En la actualidad los cuentos de autor sobre princesas proliferan en colecciones y editoriales de literatura infantil en varias lenguas. Si bien hay un buen número de colecciones rosas, encuadernadas con diamantina que incluyen a La Bella y la Bestia, Los Siete Cisnes y La Bella Durmiente, también hay un creciente número de princesas escritas por autores contemporáneos que vencen al dragón y dejan al novio (Tiemblen dragones, SM) usan el cabello largo para ser estrellas de circo y casarse con el hombre fuerte (La Princesas de lo largos cabellos, FCE) o que les gusta más estar solas que mal acompañadas, o más bien, peor acompañadas que bien acompañadas (La Princesa y el Pirata, FCE).
Es decir, los textos que fueron marginales durante muchos años hoy son accesibles y dejan en la luz a protagonistas fuertes, astutas, incluso manipuladoras o crueles, a veces.

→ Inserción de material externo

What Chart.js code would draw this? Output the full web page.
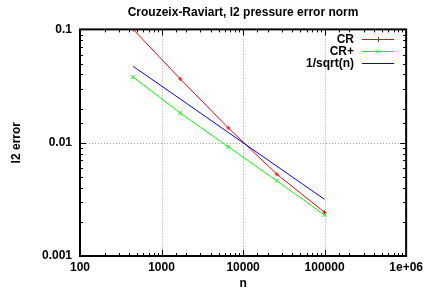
<!DOCTYPE html>
<html>
<head>
<meta charset="utf-8">
<script src="https://cdn.jsdelivr.net/npm/chart.js@4/dist/chart.umd.min.js"></script>
<style>
html, body { margin: 0; padding: 0; background: #fff; }
</style>
</head>
<body>
<canvas id="ErrorChart" width="427" height="291"></canvas>
<script>
var nValues = [450, 1700, 6600, 26000, 100000];
var crError = [0.1, 0.0365, 0.0135, 0.00527, 0.00243];
var crPlusError = [0.038, 0.0183, 0.0092, 0.00461, 0.0023];
var sqrtError = [0.0471, 0.0243, 0.0123, 0.0062, 0.00316];
var seriesNames = ['CR', 'CR+', '1/sqrt(n)'];
var xTickLabels = ['100', '1000', '10000', '100000', '1e+06'];
var yTickLabels = ['0.001', '0.01', '0.1'];

var FONT = 'Liberation Sans';

function toPoints(ys) {
    var pts = [];
    for (var i = 0; i < nValues.length; i++) {
        pts.push({ x: nValues[i], y: ys[i] });
    }
    return pts;
}

function decade(v) {
    var p = Math.round(Math.log10(v));
    if (Math.abs(v - Math.pow(10, p)) / v < 1e-9) return p;
    return null;
}

// gnuplot like frame: dotted grid, border, inward ticks
var framePlugin = {
    id: 'frame',
    beforeDatasetsDraw: function (chart) {
        var ctx = chart.ctx, a = chart.chartArea;
        ctx.save();
        ctx.strokeStyle = '#a0a0a0';
        ctx.lineWidth = 1;
        ctx.setLineDash([1, 2]);
        chart.scales.x.ticks.forEach(function (t) {
            if (decade(t.value) === null) return;
            var px = Math.round(chart.scales.x.getPixelForValue(t.value)) + 0.5;
            if (px < a.left + 2 || px > a.right - 2) return;
            ctx.beginPath(); ctx.moveTo(px, a.top); ctx.lineTo(px, a.bottom); ctx.stroke();
        });
        chart.scales.y.ticks.forEach(function (t) {
            if (decade(t.value) === null) return;
            var py = Math.round(chart.scales.y.getPixelForValue(t.value)) + 0.5;
            if (py < a.top + 2 || py > a.bottom - 2) return;
            ctx.beginPath(); ctx.moveTo(a.left, py); ctx.lineTo(a.right, py); ctx.stroke();
        });
        ctx.restore();
    },
    afterDatasetsDraw: function (chart) {
        var ctx = chart.ctx, a = chart.chartArea;
        ctx.save();
        ctx.strokeStyle = '#000';
        ctx.lineWidth = 1;
        chart.scales.x.ticks.forEach(function (t) {
            var len = decade(t.value) === null ? 3 : 6;
            var px = Math.round(chart.scales.x.getPixelForValue(t.value)) + 0.5;
            ctx.beginPath();
            ctx.moveTo(px, a.bottom); ctx.lineTo(px, a.bottom - len);
            ctx.moveTo(px, a.top); ctx.lineTo(px, a.top + len);
            ctx.stroke();
        });
        chart.scales.y.ticks.forEach(function (t) {
            var len = decade(t.value) === null ? 3 : 6;
            var py = Math.round(chart.scales.y.getPixelForValue(t.value)) + 0.5;
            ctx.beginPath();
            ctx.moveTo(a.left, py); ctx.lineTo(a.left + len, py);
            ctx.moveTo(a.right, py); ctx.lineTo(a.right - len, py);
            ctx.stroke();
        });
        ctx.lineWidth = 2;
        ctx.strokeRect(a.left, a.top, a.right - a.left, a.bottom - a.top);
        ctx.restore();
    },
    afterDraw: function (chart) {
        // legend, gnuplot style: text right aligned, sample on the right
        var ctx = chart.ctx;
        var textRight = 354, x0 = 362, x1 = 394, y = 39;
        ctx.save();
        ctx.font = 'bold 12px "' + FONT + '"';
        ctx.textAlign = 'right';
        ctx.textBaseline = 'middle';
        chart.data.datasets.forEach(function (ds) {
            ctx.fillStyle = '#000';
            ctx.fillText(ds.label, textRight, y + 0.5);
            ctx.strokeStyle = ds.borderColor;
            ctx.lineWidth = 1;
            ctx.beginPath(); ctx.moveTo(x0, y + 0.5); ctx.lineTo(x1, y + 0.5); ctx.stroke();
            var mx = (x0 + x1) / 2, r = 2;
            if (ds.pointStyle === 'cross') {
                ctx.beginPath();
                ctx.moveTo(mx - r, y + 0.5); ctx.lineTo(mx + r, y + 0.5);
                ctx.moveTo(mx + 0.5, y - r); ctx.lineTo(mx + 0.5, y + r + 1);
                ctx.stroke();
            } else if (ds.pointStyle === 'crossRot') {
                ctx.beginPath();
                ctx.moveTo(mx - r, y - r + 0.5); ctx.lineTo(mx + r, y + r + 0.5);
                ctx.moveTo(mx - r, y + r + 0.5); ctx.lineTo(mx + r, y - r + 0.5);
                ctx.stroke();
            }
            y += 12;
        });
        ctx.restore();
    }
};

new Chart(document.getElementById('ErrorChart'), {
    type: 'scatter',
    data: {
        datasets: [
            {
                label: seriesNames[0],
                data: toPoints(crError),
                showLine: true,
                borderColor: '#ff0000',
                backgroundColor: '#ff0000',
                borderWidth: 1,
                pointStyle: 'cross',
                pointRadius: 2,
                pointBorderWidth: 1,
                order: 2
            },
            {
                label: seriesNames[1],
                data: toPoints(crPlusError),
                showLine: true,
                borderColor: '#00ff00',
                backgroundColor: '#00ff00',
                borderWidth: 1,
                pointStyle: 'crossRot',
                pointRadius: 2.8,
                pointBorderWidth: 1,
                order: 1
            },
            {
                label: seriesNames[2],
                data: toPoints(sqrtError),
                showLine: true,
                borderColor: '#0000ff',
                backgroundColor: '#0000ff',
                borderWidth: 1,
                pointRadius: 0,
                order: 0
            }
        ]
    },
    options: {
        responsive: false,
        animation: false,
        devicePixelRatio: 1,
        layout: { padding: { left: 0, right: 19, top: 0, bottom: 0 } },
        plugins: {
            legend: { display: false },
            tooltip: { enabled: false },
            title: {
                display: true,
                fullSize: false,
                text: 'Crouzeix-Raviart, l2 pressure error norm',
                color: '#000',
                font: { family: FONT, size: 12, weight: 'bold' },
                padding: { top: 5, bottom: 10 }
            }
        },
        scales: {
            x: {
                type: 'logarithmic',
                min: 100,
                max: 1000000,
                afterFit: function (s) { s.height = 35; },
                grid: { display: false, drawTicks: false, tickLength: 0 },
                border: { display: false },
                ticks: {
                    autoSkip: false,
                    maxRotation: 0,
                    padding: 4,
                    color: '#000',
                    font: { family: FONT, size: 12, weight: 'bold' },
                    callback: function (v) {
                        var p = decade(v);
                        return p === null ? '' : xTickLabels[p - 2];
                    }
                },
                title: {
                    display: true,
                    text: 'n',
                    color: '#000',
                    font: { family: FONT, size: 12, weight: 'bold' },
                    padding: { top: 0, bottom: 0 }
                }
            },
            y: {
                type: 'logarithmic',
                min: 0.001,
                max: 0.1,
                afterFit: function (s) { s.width = 80; },
                grid: { display: false, drawTicks: false, tickLength: 0 },
                border: { display: false },
                ticks: {
                    autoSkip: false,
                    padding: 8,
                    color: '#000',
                    font: { family: FONT, size: 12, weight: 'bold' },
                    callback: function (v) {
                        var p = decade(v);
                        return p === null ? '' : yTickLabels[p + 3];
                    }
                },
                title: {
                    display: true,
                    text: 'l2 error',
                    color: '#000',
                    font: { family: FONT, size: 12, weight: 'bold' },
                    padding: { top: 9, bottom: 0 }
                }
            }
        }
    },
    plugins: [framePlugin]
});
</script>
</body>
</html>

Ellas hacen lo que quieren y como quieren, idean sus cuentos y sus finales a su manera, sin perder la corona ni despeinarse. Estas temáticas son frecuentes y exitosas para las princesas modernas que las exploran y explotan. Asimismo, las heroínas marginadas muestran que el cuento popular es un sistema de ficción con reglas y estructuras más o menos regulares, no un cúmulo de prejuicios morales o sexistas. No son textos educativos, tampoco de adoctrinamiento sino un constructo estético que tiene qué aportar a la formación literaria y emocional del lector tanto como cualquier otra obra: cuestionando, provocando, sorprendiendo y cautivando al lector por medio de su discurso narrativo.
Las protagonistas contemporáneas juegan con la forma asociada a un personaje, problematizan los elementos que las acompañan y explotan recursos narrativos de varias naturalezas como la vuelta de tuerca, el nonsense, el absurdo o la exageración, mostrando así que ésta es un personaje tan sólido en su configuración literaria que admite cambios similares sin amenaza a su forma. La heroína puede fugarse con el pirata (La princesa y el pirata, FCE); ser gorda, redondodota y la mujer más orgullosa y feliz (Princesa Ana, FCE); puede cuestionar la voluntad y tradición hasta del propio género literario al desdeñar la boda, al príncipe y el reino para irse de trotamundos a conocer y descubrirse (La historia medio al revez, FCE). Ella puede hacer lo que sea sin dejar de ser princesa, es más, puede ir a la escuela (Las princesas también van a la escuela, FCE) y bien podría ser presidente, astrofísica o astronauta sin dejar de serlo.
La princesa es un personaje sin un referente cercano en la vida real, la gran mayoría de las niñas nunca podrán se verdaderas herederas reales ni vivirán en un castillo. Sin embargo, el mundo de ficción que ofrece es accesible para todas, universal en la simplicidad de sus implicaciones: cualquiera puede ser la más bonita de todas, además me parece un ideal sano de belleza creer que todas merecemos un príncipe que nos quiera tanto como para cruzar bosques encantados por nosotras. Los cuentos de hadas nos acercan a un mundo maravilloso e inexistente que nos anticipa el disfrute estético de la ficción, nos invita a un universo totalmente imaginario que nos permitirá un posterior acercamiento a construcciones ficcionales más complejas, nos entrenará de la manera más idílica en este juego de las invenciones que es la literatura.
Acercar a niños y niñas a este universo de castillos y espadas es no negarles un escape de la realidad, la realidad en la que serán presidentes, o corredores de bolsa o urbanistas. Realidad a la que nadie tiene que introducirlos pues ya nacen en ella. Es enriquecerles esta realidad con referentes llenos de ideales, de juego y sinsentidos que son el germen de la imaginación, la inventiva y la creatividad.
Después de mucho meditar, me he dado cuenta de que yo no tengo madera para las intrigas políticas, jamás podría estudiar astrofísica y que definitivamente no quiero salir de mi órbita, pero que sí quiero ser la que lleve la voz cantante en esta historia; de que si hay un príncipe, sin duda éste debe estar dispuesto a todo por mi mano; que al final tengo que aprender a gobernar este pequeño país que es mi departamento y que de vez en cuando todos tenemos que enfrentarnos contra uno que otro dragón.
Por eso pasan los años y yo sigo demandando mi derecho real a ser una princesa.